To be done:
Extract all lines that hold "diagram" from the records below.

Record extracts:

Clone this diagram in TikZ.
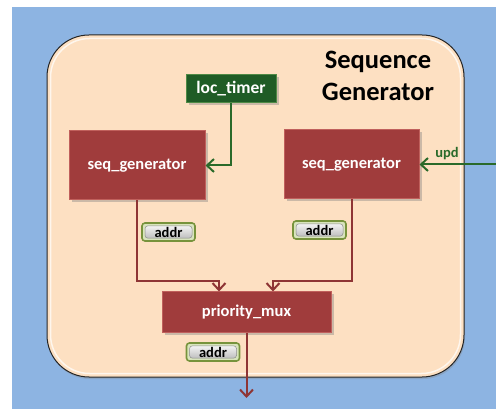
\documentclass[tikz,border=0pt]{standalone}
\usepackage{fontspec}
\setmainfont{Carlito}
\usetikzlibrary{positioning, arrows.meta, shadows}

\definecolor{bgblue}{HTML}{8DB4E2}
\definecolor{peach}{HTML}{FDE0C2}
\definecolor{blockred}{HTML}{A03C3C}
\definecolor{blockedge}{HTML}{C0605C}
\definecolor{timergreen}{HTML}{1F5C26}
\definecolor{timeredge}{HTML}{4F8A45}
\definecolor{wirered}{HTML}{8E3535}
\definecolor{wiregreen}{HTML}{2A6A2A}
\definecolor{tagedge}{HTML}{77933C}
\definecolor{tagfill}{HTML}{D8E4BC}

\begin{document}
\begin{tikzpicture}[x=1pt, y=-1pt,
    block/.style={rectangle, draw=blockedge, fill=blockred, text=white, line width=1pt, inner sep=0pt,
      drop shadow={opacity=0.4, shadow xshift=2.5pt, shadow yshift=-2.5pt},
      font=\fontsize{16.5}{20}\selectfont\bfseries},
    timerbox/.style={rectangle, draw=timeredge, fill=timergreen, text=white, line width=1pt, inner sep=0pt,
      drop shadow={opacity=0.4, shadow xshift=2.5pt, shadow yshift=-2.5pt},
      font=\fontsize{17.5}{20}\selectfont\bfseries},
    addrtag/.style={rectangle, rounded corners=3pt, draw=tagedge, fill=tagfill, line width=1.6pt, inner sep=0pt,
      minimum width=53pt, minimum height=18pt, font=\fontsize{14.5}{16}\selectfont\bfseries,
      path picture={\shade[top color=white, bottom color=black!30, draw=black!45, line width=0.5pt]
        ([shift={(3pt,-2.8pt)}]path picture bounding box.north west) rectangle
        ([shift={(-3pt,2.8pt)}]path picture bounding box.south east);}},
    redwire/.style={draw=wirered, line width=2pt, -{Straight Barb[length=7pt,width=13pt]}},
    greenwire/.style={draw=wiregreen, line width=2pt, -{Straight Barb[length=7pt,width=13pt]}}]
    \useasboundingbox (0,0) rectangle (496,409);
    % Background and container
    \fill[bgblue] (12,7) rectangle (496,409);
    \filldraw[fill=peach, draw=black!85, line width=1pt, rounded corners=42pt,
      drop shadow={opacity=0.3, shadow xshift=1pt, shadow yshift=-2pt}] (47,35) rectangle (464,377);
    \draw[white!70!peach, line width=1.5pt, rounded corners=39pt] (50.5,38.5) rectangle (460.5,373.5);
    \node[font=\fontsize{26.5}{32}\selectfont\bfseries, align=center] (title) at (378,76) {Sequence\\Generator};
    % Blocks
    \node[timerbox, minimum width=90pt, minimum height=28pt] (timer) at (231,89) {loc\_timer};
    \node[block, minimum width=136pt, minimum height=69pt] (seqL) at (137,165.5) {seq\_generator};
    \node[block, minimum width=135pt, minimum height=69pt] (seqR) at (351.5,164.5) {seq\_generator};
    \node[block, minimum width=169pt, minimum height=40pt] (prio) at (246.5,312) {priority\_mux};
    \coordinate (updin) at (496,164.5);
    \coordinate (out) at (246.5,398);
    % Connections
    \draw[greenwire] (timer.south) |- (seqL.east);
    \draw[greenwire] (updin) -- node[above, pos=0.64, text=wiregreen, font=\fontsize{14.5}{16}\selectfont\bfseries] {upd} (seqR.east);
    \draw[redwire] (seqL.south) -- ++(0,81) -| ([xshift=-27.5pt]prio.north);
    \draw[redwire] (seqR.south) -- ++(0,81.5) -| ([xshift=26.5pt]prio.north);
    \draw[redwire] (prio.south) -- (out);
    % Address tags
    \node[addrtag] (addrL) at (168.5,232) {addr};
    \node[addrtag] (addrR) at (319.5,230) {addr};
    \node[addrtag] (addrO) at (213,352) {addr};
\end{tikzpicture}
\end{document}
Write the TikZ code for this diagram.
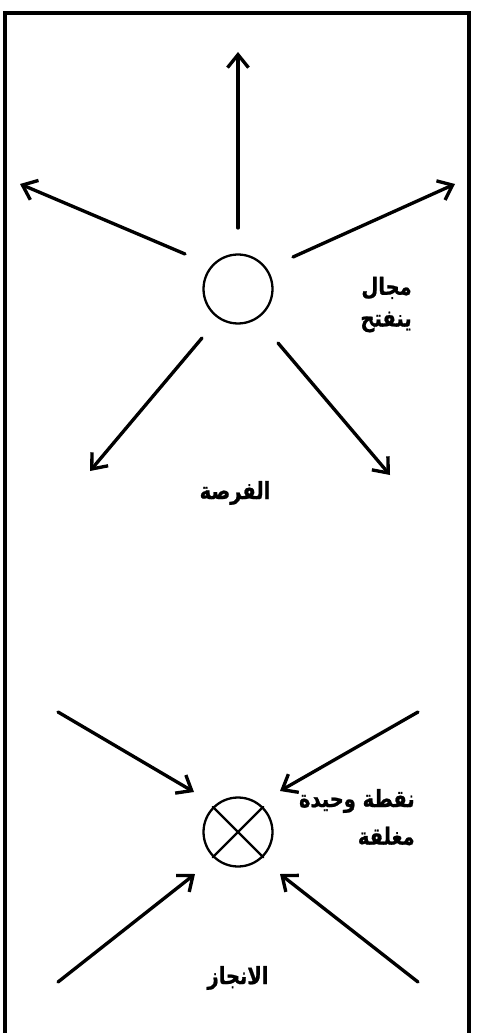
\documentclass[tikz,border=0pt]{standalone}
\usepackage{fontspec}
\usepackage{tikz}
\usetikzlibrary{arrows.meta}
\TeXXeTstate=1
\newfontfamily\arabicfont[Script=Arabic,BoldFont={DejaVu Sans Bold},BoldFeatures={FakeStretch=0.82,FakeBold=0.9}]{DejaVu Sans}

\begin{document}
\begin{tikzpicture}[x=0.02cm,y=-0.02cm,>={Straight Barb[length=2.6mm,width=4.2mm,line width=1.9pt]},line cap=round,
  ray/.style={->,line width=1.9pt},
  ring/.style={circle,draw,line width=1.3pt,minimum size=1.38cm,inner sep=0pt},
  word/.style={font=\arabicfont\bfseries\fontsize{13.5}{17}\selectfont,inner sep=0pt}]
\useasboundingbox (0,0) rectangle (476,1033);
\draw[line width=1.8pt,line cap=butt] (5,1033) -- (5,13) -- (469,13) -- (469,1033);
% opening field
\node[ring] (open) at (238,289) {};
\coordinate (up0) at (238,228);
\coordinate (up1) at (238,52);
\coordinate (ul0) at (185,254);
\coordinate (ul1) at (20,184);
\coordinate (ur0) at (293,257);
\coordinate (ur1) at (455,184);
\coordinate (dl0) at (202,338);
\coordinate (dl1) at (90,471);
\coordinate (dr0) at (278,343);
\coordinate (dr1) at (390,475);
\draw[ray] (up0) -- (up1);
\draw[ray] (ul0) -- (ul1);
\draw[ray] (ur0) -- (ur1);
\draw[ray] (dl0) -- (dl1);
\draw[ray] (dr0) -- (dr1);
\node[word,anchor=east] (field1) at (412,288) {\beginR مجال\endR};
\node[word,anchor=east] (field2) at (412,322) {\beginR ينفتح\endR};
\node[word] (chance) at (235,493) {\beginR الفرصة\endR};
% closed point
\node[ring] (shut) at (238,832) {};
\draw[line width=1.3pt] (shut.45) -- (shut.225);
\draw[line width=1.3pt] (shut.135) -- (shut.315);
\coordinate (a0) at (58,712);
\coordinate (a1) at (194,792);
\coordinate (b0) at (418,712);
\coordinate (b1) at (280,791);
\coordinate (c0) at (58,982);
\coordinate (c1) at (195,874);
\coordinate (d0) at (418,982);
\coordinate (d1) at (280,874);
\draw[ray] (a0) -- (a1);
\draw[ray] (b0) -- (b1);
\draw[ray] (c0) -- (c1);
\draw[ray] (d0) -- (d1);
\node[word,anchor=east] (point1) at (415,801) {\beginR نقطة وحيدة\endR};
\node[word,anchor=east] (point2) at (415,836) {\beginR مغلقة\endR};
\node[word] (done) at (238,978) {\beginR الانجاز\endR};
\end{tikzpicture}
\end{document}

Answer to the problem:
Clone this diagram in TikZ.
Write the TikZ code for this diagram.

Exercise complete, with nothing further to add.